Marching to a Different Beat

As I think about the role of music in George’s heartfelt story and I ponder the influence of music in my life, a curious notion is evolving that suggests I have a fragmented and disjointed relationship with music.  Like George and Wally, it seems to me that most people regularly seek out music to bring them into a particular mood or frame of mind.  I, however, despite coming from a family of talented musicians, don’t relate in the same way; at least not in any predictable or consistent manner.

My mother was an extraordinary, pianist; her brother was a natural on the violin and her father played the bass in the orchestra of the Waldorf Astoria for a living.  And, while I dabbled with piano, violin, and viola in my early school years, I found it to be a foreign language I just couldn’t decode.

When music became an important part of the high school social scene, I again found myself struggling to understand it, figuratively and literally.  And while I like certain popular tunes, and was caught up in the feeling of freedom and lightness during a college concert or from swelling voices extending a song on the jukebox at a local bar, it was short-lived and fleeting.

Even today, I can go days without playing any music in the house.  When I do activate my Sonos speakers, I enjoy the oldies, classical pieces, and meditative arrangements.  I feel them.  They move me.  But I don’t look for them.  I don’t miss them when it’s quiet.  They are, for me, just one of many nice options to lighten my day.

And, while I also don’t consciously seek it out, I enjoy immensely the music of nature.  As I walk through acres of wooded trails with my rescue mutt Duke every day, I am calmed and moved by her sounds, the wind through leaves or as it whistles around barren trunks, bird songs, the hollow reverberation of the woodpeckers as they seek their food beyond the layers of tree bark, the many sounds of the stream as it flows, trickles, or rushes at different levels after a rain.   As I write this piece on my porch with Duke by my side, the rain is falling steadily and plays a tune as it echoes off the metal roof of my nearby woodshed.  I love the changes in volume as the rain falls more heavily for a while and then subsides.  It calms and soothes me.  It’s my kind of music.  I’m not sure why I don’t think to seek it out but I do enjoy it when I find myself in its presence.

One thought on “I Hear Music… Let Me In!

  1. I find myself squarely in George’s court.
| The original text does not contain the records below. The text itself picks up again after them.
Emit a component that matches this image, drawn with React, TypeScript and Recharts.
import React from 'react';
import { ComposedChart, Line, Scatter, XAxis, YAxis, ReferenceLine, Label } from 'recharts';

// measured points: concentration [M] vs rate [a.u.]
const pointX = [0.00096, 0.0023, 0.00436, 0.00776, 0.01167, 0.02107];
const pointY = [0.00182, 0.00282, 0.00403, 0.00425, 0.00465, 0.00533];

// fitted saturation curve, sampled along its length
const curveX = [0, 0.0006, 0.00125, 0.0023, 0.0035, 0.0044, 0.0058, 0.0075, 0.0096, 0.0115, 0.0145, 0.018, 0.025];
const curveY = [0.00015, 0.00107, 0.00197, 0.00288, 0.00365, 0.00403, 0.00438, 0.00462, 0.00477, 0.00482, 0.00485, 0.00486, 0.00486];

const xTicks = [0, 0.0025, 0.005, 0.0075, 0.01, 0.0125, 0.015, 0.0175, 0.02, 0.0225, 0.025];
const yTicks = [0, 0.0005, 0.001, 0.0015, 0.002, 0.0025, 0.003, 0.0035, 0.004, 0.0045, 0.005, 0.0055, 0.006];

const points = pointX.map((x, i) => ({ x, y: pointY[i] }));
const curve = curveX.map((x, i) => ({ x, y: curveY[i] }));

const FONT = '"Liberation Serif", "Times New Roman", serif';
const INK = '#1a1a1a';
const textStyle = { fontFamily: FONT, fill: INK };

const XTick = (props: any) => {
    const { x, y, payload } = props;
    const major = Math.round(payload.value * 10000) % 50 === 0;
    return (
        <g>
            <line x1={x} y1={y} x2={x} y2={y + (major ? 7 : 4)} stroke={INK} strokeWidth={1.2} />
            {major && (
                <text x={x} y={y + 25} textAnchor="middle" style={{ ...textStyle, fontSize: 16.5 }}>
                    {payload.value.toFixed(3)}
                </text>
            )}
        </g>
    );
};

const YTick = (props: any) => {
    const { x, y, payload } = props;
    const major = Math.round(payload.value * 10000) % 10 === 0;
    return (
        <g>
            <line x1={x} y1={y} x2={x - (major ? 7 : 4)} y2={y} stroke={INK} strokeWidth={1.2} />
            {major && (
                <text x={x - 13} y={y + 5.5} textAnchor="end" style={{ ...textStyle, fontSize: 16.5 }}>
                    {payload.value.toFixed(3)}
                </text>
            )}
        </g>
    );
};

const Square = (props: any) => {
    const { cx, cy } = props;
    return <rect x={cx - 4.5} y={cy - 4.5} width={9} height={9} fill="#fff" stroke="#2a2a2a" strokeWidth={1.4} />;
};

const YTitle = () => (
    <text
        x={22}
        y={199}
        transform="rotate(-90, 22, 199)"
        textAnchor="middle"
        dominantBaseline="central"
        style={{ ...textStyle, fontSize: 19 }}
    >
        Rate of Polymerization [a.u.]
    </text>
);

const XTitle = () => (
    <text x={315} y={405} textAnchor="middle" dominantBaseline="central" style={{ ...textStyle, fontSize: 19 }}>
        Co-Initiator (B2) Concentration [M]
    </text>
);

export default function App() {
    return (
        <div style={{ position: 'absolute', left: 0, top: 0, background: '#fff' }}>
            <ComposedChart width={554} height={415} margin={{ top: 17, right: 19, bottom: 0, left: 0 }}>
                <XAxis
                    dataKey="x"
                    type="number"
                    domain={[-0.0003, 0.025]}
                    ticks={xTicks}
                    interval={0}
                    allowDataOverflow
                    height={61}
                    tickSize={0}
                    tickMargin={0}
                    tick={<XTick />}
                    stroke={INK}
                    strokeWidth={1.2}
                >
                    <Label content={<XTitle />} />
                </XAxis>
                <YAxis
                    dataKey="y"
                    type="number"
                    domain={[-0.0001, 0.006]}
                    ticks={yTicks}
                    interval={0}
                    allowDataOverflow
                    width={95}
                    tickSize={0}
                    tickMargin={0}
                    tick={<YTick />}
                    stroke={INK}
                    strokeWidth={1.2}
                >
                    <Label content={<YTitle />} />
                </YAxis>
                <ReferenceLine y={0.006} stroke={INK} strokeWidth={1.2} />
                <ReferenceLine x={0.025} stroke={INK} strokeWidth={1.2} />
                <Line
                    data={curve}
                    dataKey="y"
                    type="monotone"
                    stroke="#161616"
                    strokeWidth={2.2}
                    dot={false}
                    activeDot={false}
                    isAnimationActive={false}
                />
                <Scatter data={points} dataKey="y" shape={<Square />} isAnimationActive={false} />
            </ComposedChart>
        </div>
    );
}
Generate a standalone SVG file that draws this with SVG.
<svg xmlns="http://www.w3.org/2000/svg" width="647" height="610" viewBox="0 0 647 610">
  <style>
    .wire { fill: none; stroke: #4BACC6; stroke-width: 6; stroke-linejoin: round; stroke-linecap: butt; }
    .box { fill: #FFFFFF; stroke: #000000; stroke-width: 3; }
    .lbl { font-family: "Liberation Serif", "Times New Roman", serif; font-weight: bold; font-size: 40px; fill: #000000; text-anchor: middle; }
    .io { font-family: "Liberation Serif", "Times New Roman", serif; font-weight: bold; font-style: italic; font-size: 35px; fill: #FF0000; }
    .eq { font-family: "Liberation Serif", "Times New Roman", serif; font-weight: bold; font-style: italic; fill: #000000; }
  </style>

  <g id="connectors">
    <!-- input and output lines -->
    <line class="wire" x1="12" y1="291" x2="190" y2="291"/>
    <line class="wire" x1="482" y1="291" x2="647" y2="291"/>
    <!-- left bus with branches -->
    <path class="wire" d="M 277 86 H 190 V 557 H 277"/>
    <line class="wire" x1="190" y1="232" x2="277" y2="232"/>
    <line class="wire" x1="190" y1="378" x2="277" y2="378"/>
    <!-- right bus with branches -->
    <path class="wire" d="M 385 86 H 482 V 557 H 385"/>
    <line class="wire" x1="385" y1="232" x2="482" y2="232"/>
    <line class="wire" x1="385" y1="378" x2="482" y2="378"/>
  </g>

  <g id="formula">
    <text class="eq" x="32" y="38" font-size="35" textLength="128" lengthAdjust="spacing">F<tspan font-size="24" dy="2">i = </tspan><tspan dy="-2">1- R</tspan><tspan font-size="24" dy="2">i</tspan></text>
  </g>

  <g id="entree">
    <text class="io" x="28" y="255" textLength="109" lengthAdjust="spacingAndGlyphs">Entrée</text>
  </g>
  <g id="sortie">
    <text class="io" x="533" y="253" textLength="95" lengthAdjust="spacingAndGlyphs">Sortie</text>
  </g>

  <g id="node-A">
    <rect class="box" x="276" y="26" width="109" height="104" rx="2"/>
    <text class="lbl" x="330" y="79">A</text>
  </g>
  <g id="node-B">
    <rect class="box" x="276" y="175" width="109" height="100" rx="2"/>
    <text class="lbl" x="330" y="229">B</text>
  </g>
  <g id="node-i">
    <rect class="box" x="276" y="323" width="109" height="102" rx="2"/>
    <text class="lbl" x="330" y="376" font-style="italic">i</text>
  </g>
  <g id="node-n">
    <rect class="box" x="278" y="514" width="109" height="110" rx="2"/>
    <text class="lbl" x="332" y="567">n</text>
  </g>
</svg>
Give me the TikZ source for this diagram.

Being somewhat Junior to the three of you I guess the full grip of Rock’n Roll was still very much in transition during your early adolescence. Not the case here. Now my entire life’s work has been based in the visual … design of graphic and architectural concerns. But aside from some family pictures there is little visually that records my adolescence. However, I have the sound track firmly in place, readily available. A song as George infers….can instantly transfer one in time. A flood of memory is activated and nuance triggered. Like George I was the beneficiary of early dance instruction, a lovely neighbor ( one year older ) who arrived the summer prior to 7th grade. She and her older brother had a huge collection of 45s and my younger sister and I were enlisted as dance partners for the duration of a long wonderful August. Acquiring height and dance proficiency at an early age was coin of the realm with regards to the fairer sex. The sound of 77 WABC, WMCA ( Big Dan Ingram, Cousin Brucie, Harry Harrison, Herb Oscar Anderson, Scott Muni and others ) flooded sound on my car radio and lifted up to my Guard chair from the transistor radios that populated every beach towel at the lake I worked for three summers. From the Locomotion ( Little Eva ) to Sam & Dave through the Beach Boys, Rascals, BS&T, Dylan, Hendrix , Clapton … and full forward from there I’ve been fortunate in that almost all of my work environments have allowed for background sound.